A century later, in 1980, the Supreme Court awarded eight Sioux tribes $106 million in compensation--the 1877 value of $17.5 million, plus interest. This was payment for what the court called "a taking of tribal property."

The tribes refused to take the millions, insisting on the return of the land. Two political efforts to return federally held land failed in the 1980s.

The money sits in a government account, interest having swollen it now to $570 million. Still, the Sioux won't touch it. They say that would be a sellout of the Lakota nation, religion and culture.

Nowhere is the opposition more entrenched than the Pine Ridge Indian Reservation, by some estimates the poorest place in the country. Home to the Oglala band of the Lakota Sioux, Pine Ridge has an unemployment rate of 85%.

The Oglala Sioux's share of the award is now worth $170 million. If they invested that, they could expect around $17 million a year in income without touching the principal. The annual budget for the reservation, by comparison, is $15 million.
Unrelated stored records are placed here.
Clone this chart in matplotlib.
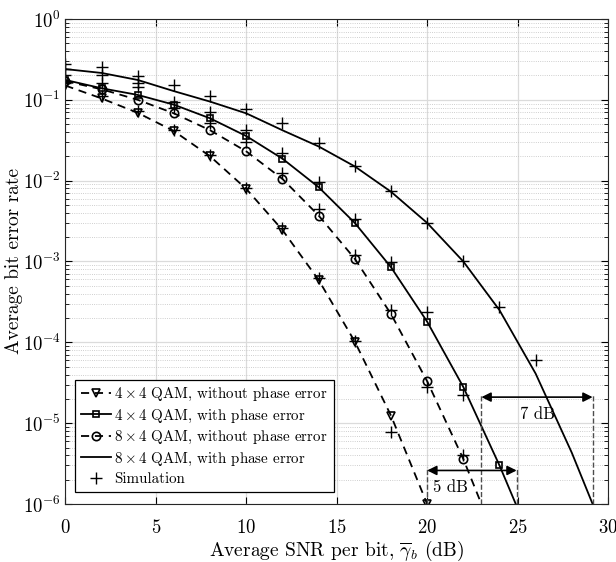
import matplotlib.pyplot as plt
from matplotlib.lines import Line2D

plt.rcParams['font.family'] = 'serif'
plt.rcParams['font.serif'] = ['cmr10']
plt.rcParams['mathtext.fontset'] = 'cm'
plt.rcParams['axes.unicode_minus'] = False
plt.rcParams['axes.formatter.use_mathtext'] = True

# theory curves
tri_snr = [0, 2, 4, 6, 8, 10, 12, 14, 16, 18, 20]
tri_ber = [0.15, 0.104, 0.069, 0.041, 0.020, 0.0079, 0.00245, 5.9e-4, 1.02e-4, 1.24e-5, 1.0e-6]

sq_snr = [0, 2, 4, 6, 8, 10, 12, 14, 16, 18, 20, 22, 24, 24.9]
sq_ber = [0.176, 0.139, 0.115, 0.087, 0.059, 0.0356, 0.0187, 0.0083, 0.0030, 8.5e-4, 1.8e-4, 2.8e-5, 3.0e-6, 1.0e-6]

circ_snr = [0, 2, 4, 6, 8, 10, 12, 14, 16, 18, 20, 22, 23]
circ_ber = [0.17, 0.135, 0.10, 0.068, 0.042, 0.023, 0.0105, 0.0037, 1.08e-3, 2.24e-4, 3.3e-5, 3.6e-6, 1.0e-6]

top_snr = [0, 2, 4, 6, 8, 10, 12, 14, 16, 18, 20, 22, 24, 26, 28, 29.15]
top_ber = [0.24, 0.215, 0.176, 0.128, 0.095, 0.068, 0.042, 0.0265, 0.015, 0.0073, 0.003, 1.0e-3, 2.5e-4, 4.1e-5, 4.3e-6, 1.0e-6]

# simulation points
sim_tri_snr = [0, 2, 4, 6, 8, 10, 12, 14, 16, 18]
sim_tri_ber = [0.16, 0.11, 0.072, 0.042, 0.021, 0.0082, 0.0026, 6.2e-4, 1.05e-4, 7.8e-6]
sim_sq_snr = [0, 2, 4, 6, 8, 10, 12, 14, 16, 18, 20, 22]
sim_sq_ber = [0.24, 0.203, 0.16, 0.095, 0.071, 0.042, 0.022, 0.0097, 0.0034, 9.9e-4, 2.4e-4, 2.2e-5]
sim_circ_snr = [0, 2, 4, 6, 8, 10, 12, 14, 16, 18, 20, 22]
sim_circ_ber = [0.20, 0.16, 0.143, 0.079, 0.051, 0.030, 0.0125, 0.0045, 1.2e-3, 2.5e-4, 2.8e-5, 4.0e-6]
sim_top_snr = [0, 2, 4, 6, 8, 10, 12, 14, 16, 18, 20, 22, 24, 26]
sim_top_ber = [0.28, 0.257, 0.197, 0.153, 0.111, 0.076, 0.051, 0.029, 0.0152, 0.0075, 0.003, 1.0e-3, 2.7e-4, 6.1e-5]

labels = [r'$4\times4$ QAM, without phase error',
          r'$4\times4$ QAM, with phase error',
          r'$8\times4$ QAM, without phase error',
          r'$8\times4$ QAM, with phase error',
          'Simulation']

fig = plt.figure(figsize=(6.16, 5.62), dpi=100)
ax = fig.add_axes([0.1063, 0.1032, 0.8807, 0.863])

lw = 1.3
dash = (4.5, 3.2)
ax.plot(tri_snr, tri_ber, '--', color='k', lw=lw, dashes=dash)
ax.plot(tri_snr, tri_ber, 'v', ms=6, mfc='none', mec='k', mew=1.2)
ax.plot(sq_snr, sq_ber, '-', color='k', lw=lw)
ax.plot(sq_snr[:-1], sq_ber[:-1], 's', ms=5, mfc='none', mec='k', mew=1.2)
ax.plot(circ_snr, circ_ber, '--', color='k', lw=lw, dashes=dash)
ax.plot(circ_snr[:-1], circ_ber[:-1], 'o', ms=6, mfc='none', mec='k', mew=1.2)
ax.plot(top_snr, top_ber, '-', color='k', lw=lw)

for s, b in [(sim_tri_snr, sim_tri_ber), (sim_sq_snr, sim_sq_ber),
             (sim_circ_snr, sim_circ_ber), (sim_top_snr, sim_top_ber)]:
    ax.plot(s, b, '+', ms=8, mec='k', mew=1.0)

# annotations
gap_col = '0.3'
ax.plot([23, 23], [1e-6, 2.3e-5], '--', color=gap_col, lw=1.0)
ax.plot([29.15, 29.15], [1e-6, 2.3e-5], '--', color=gap_col, lw=1.0)
ax.plot([20, 20], [1e-6, 2.9e-6], '--', color=gap_col, lw=1.0)
ax.plot([24.95, 24.95], [1e-6, 2.9e-6], '--', color=gap_col, lw=1.0)
arrow = dict(arrowstyle='<|-|>', color='k', lw=1.2, mutation_scale=14,
             shrinkA=0, shrinkB=0)
ax.annotate('', xy=(23, 2.1e-5), xytext=(29.15, 2.1e-5), arrowprops=arrow)
ax.annotate('', xy=(20, 2.6e-6), xytext=(24.95, 2.6e-6), arrowprops=arrow)
ax.text(26.1, 1.3e-5, '7 dB', ha='center', va='center', fontsize=12)
ax.text(21.3, 1.6e-6, '5 dB', ha='center', va='center', fontsize=12)

ax.set_yscale('log')
ax.set_xlim(0, 30)
ax.set_ylim(1e-6, 1)
ax.set_xticks([0, 5, 10, 15, 20, 25, 30])
ax.tick_params(which='both', direction='in', top=True, right=True, labelsize=13.5)
ax.tick_params(which='major', length=5)
ax.tick_params(which='minor', length=3)
ax.tick_params(axis='x', pad=11)
ax.grid(True, which='major', color='0.86', lw=0.9, ls='-')
ax.grid(True, which='minor', axis='y', color='0.75', lw=0.6, ls=':')
ax.set_axisbelow(True)
for sp in ax.spines.values():
    sp.set_color('0.15')

ax.set_xlabel(r'Average SNR per bit, $\overline{\gamma}_b$ (dB)', fontsize=14, labelpad=1)
ax.set_ylabel('Average bit error rate', fontsize=14, va='center')
ax.yaxis.set_label_coords(-0.094, 0.5)

handles = [
    Line2D([], [], ls='--', color='k', lw=lw, dashes=dash, marker='v', ms=6, mfc='none', mew=1.2),
    Line2D([], [], ls='-', color='k', lw=lw, marker='s', ms=5, mfc='none', mew=1.2),
    Line2D([], [], ls='--', color='k', lw=lw, dashes=dash, marker='o', ms=6, mfc='none', mew=1.2),
    Line2D([], [], ls='-', color='k', lw=lw),
    Line2D([], [], ls='none', color='k', marker='+', ms=8, mew=1.0),
]
leg = ax.legend(handles, labels, loc='lower left', bbox_to_anchor=(0.018, 0.025),
                fontsize=10.8, frameon=True, fancybox=False, framealpha=1,
                edgecolor='k', handlelength=2.0, handletextpad=0.2,
                labelspacing=0.3, borderpad=0.4, borderaxespad=0)
leg.get_frame().set_linewidth(0.9)

fig.savefig('out.png', dpi=100)
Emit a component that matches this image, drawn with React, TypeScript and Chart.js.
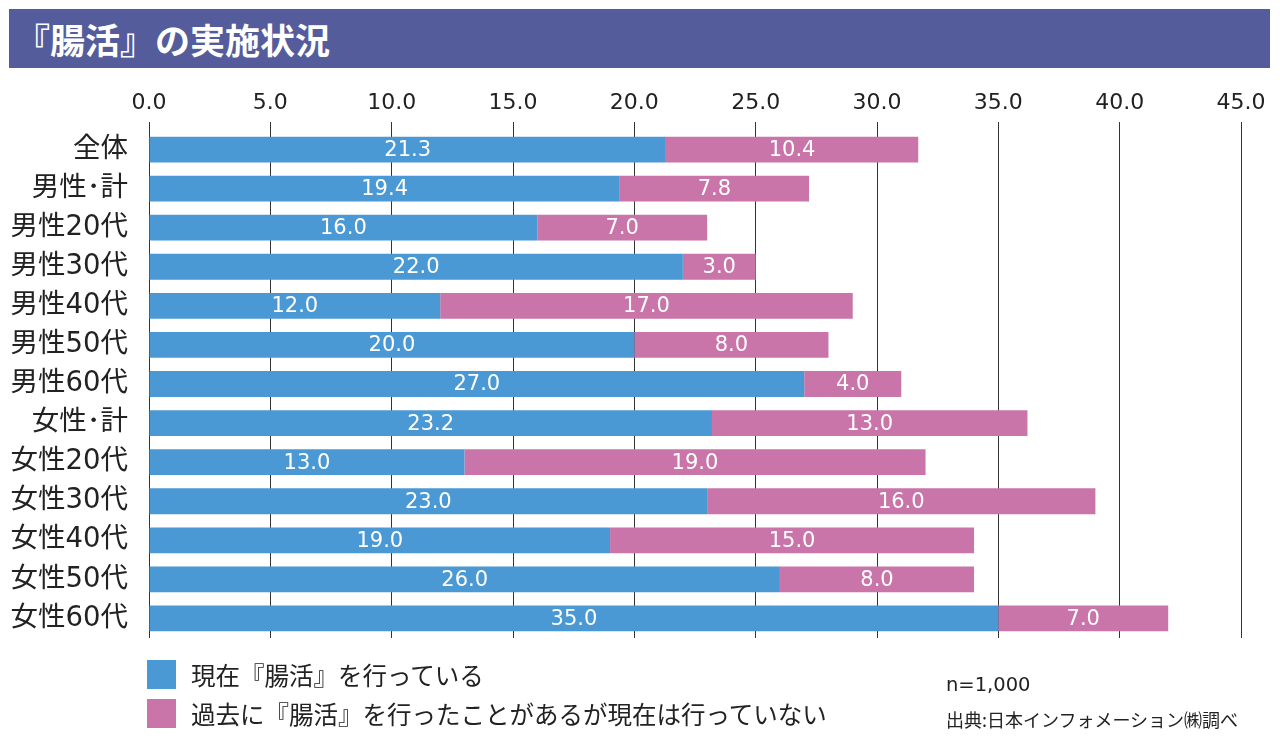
import React, { useEffect, useRef } from "react";
import { Chart, registerables } from "chart.js";

Chart.register(...registerables);

const categories = [
  "全体",
  "男性･計",
  "男性20代",
  "男性30代",
  "男性40代",
  "男性50代",
  "男性60代",
  "女性･計",
  "女性20代",
  "女性30代",
  "女性40代",
  "女性50代",
  "女性60代",
];
const currentValues = [21.3, 19.4, 16.0, 22.0, 12.0, 20.0, 27.0, 23.2, 13.0, 23.0, 19.0, 26.0, 35.0];
const pastValues = [10.4, 7.8, 7.0, 3.0, 17.0, 8.0, 4.0, 13.0, 19.0, 16.0, 15.0, 8.0, 7.0];
const seriesNames = ["現在『腸活』を行っている", "過去に『腸活』を行ったことがあるが現在は行っていない"];
const title = "『腸活』の実施状況";
const noteN = "n=1,000";
const noteSource = "出典:日本インフォメーション㈱調べ";

const BLUE = "#4b99d4";
const PINK = "#c975aa";
const BANNER = "#555c9b";
const LATIN = "'DejaVu Sans', 'Noto Sans CJK JP', sans-serif";
const CJK = "'Noto Sans CJK JP', sans-serif";

const barLabelPlugin = {
  id: "barLabels",
  afterDatasetsDraw(chart: any) {
    const ctx = chart.ctx;
    ctx.save();
    ctx.fillStyle = "#ffffff";
    ctx.font = `21px ${LATIN}`;
    ctx.textAlign = "center";
    ctx.textBaseline = "middle";
    chart.data.datasets.forEach((ds: any, di: number) => {
      const meta = chart.getDatasetMeta(di);
      meta.data.forEach((el: any, i: number) => {
        const v = ds.data[i];
        const cx = (el.x + el.base) / 2;
        ctx.fillText(Number(v).toFixed(1), cx, el.y + 1);
      });
    });
    ctx.restore();
  },
};

export default function App() {
  const canvasRef = useRef<HTMLCanvasElement | null>(null);

  useEffect(() => {
    if (!canvasRef.current) return;
    const chart = new Chart(canvasRef.current, {
      type: "bar",
      data: {
        labels: categories,
        datasets: [
          {
            label: seriesNames[0],
            data: currentValues,
            backgroundColor: BLUE,
            borderWidth: 0,
            barPercentage: 0.66,
            categoryPercentage: 1,
          },
          {
            label: seriesNames[1],
            data: pastValues,
            backgroundColor: PINK,
            borderWidth: 0,
            barPercentage: 0.66,
            categoryPercentage: 1,
          },
        ],
      },
      options: {
        indexAxis: "y",
        animation: false,
        responsive: false,
        maintainAspectRatio: false,
        layout: { padding: { left: 0, top: 0, right: 39, bottom: 103 } },
        plugins: {
          legend: { display: false },
          tooltip: { enabled: false },
        },
        scales: {
          x: {
            position: "top",
            stacked: true,
            min: 0,
            max: 45,
            afterFit(scale: any) {
              scale.height = 130;
            },
            ticks: {
              stepSize: 5,
              padding: 6,
              color: "#222222",
              font: { size: 22, family: LATIN },
              callback: (v: any) => Number(v).toFixed(1),
            },
            grid: {
              color: "#333333",
              lineWidth: 1,
              tickLength: 8,
              drawTicks: true,
            },
            border: { display: false },
          },
          y: {
            stacked: true,
            afterFit(scale: any) {
              scale.width = 149;
            },
            ticks: {
              padding: 13,
              color: "#222222",
              font: { size: 27.5, family: LATIN },
            },
            grid: { display: false },
            border: { display: false },
          },
        },
      },
      plugins: [barLabelPlugin],
    });
    return () => chart.destroy();
  }, []);

  const legendRow = (color: string, text: string, top: number) => (
    <div style={{ position: "absolute", left: 147, top, height: 29, display: "flex", alignItems: "center" }}>
      <div style={{ width: 29, height: 29, background: color }} />
      <div style={{ marginLeft: 15, fontFamily: CJK, fontSize: 24.5, color: "#222222", whiteSpace: "nowrap" }}>{text}</div>
    </div>
  );

  return (
    <div style={{ position: "absolute", left: 0, top: 0, width: 1280, height: 741, background: "#ffffff", overflow: "hidden" }}>
      <div
        style={{
          position: "absolute",
          left: 9,
          top: 9,
          width: 1261,
          height: 59,
          background: BANNER,
          display: "flex",
          alignItems: "center",
        }}
      >
        <span style={{ marginLeft: 6, color: "#ffffff", fontFamily: CJK, fontWeight: 700, fontSize: 35, whiteSpace: "nowrap" }}>{title}</span>
      </div>
      <canvas ref={canvasRef} width={1280} height={741} style={{ position: "absolute", left: 0, top: 0 }} />
      {legendRow(BLUE, seriesNames[0], 660)}
      {legendRow(PINK, seriesNames[1], 699)}
      <div style={{ position: "absolute", left: 946, top: 673, fontFamily: LATIN, fontSize: 19.5, color: "#222222", whiteSpace: "nowrap" }}>{noteN}</div>
      <div style={{ position: "absolute", left: 946, top: 706, fontFamily: CJK, fontSize: 18, color: "#222222", whiteSpace: "nowrap" }}>{noteSource}</div>
    </div>
  );
}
It's money that could be used for housing, business development, job training and education, or even political pressure to get the Black Hills back.

Today, many people on the reservation live in trailers or shacks, drive rusted-out cars and have no place to work. Mangy dogs roam and forage.

The center of Pine Ridge village has a couple of gas stations, a Pizza Hut and a Taco John's, and little else. The reservation, covering 5,000 square miles, has nine villages but no banks, no car washes, no barber shops, no hotels.

Regardless of the obvious need, opposition to taking the money consistently runs over 90% in newspaper surveys, according to Tim Giago, publisher of the Lakota Journal.